= Nordenfjells =

Region of Northern Norway

Nordenfjells or Nordafjells (lit. 'North of the Mountains') is currently a name for the area of Norway north of mountain range of Dovrefjell. The term is largely used when referring collectively to Central Norway and Northern Norway. Until around 1800 the name also included all of Western Norway.

The largest city is Trondheim, with the Trondheim Region having a population of 260,000.

Historically, an administrative division of Norway in Sønnenfjells and Nordenfjells has been used from the Middle Ages until around 1800. The border between the two regions was a range from Åna-Sira or Lindesnes, northwards along Langfjella and Dovrefjell. What is today known as Western Norway (Vestlandet) was defined as part of Nordenfjells. The notion of Western Norway was introduced in the 1800s. Erik Pontoppidan was one of the first to use the notion of vestenfields (west of the mountains) as distinct part of Nordenfjells. Pontoppidan observed the notable differences in climate between east and west. Later William Thrane wrote that western Norway included most of Christiansand dicose (Agder, Rogaland and western Telemark). Hans Strøm used the old distinction where «nordenfjells» included western Norway. Christopher Hansteen travelled across Hardangervidda in 1821 and observed that his compassed apparently had a 90° deviation: People in Eastern Norway said they traveled "north" to Hardanger and people from the west were known as "nordmenn". Christian Magnus Falsen in 1822 used Vestlandet about Agder and Jæren. Ivar Aasen's dictionary from 1850 og 1873 use vestlending og Vestlandet as these names are used today.

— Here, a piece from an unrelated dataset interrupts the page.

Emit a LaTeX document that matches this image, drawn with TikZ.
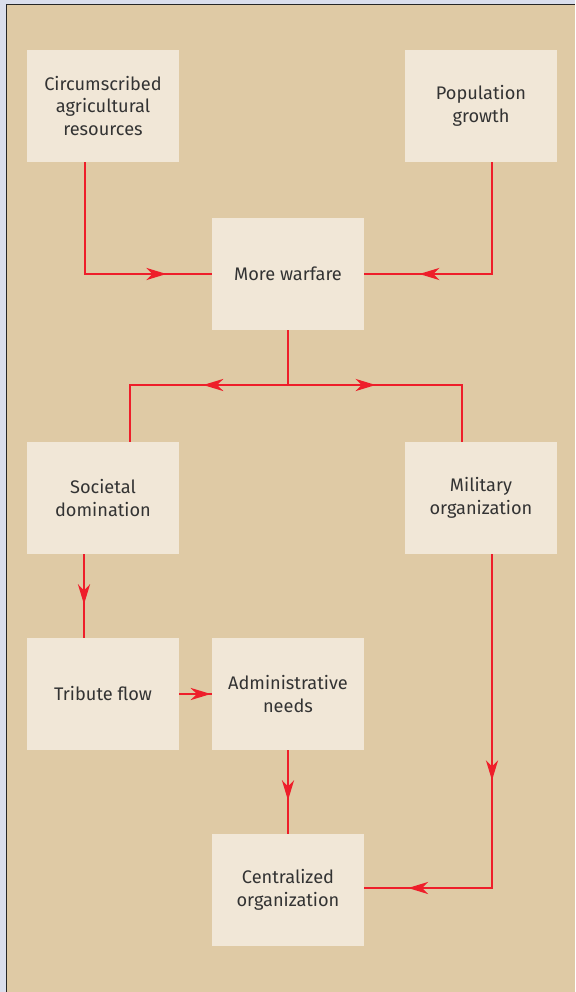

Norge (Norway) and nordmenn in the Middle Ages were names for the coastal areas from Agder to Hålogaland, and the people there. Ohthere of Hålogaland used these names in his report to King Alfred in year 890. When the kingdom expanded the old labels nordmenn and nordenfjells were still used about the coastal/fjord areas in the west while the eastern areas, Østlandet, were inhabited by austmenn (eastern men).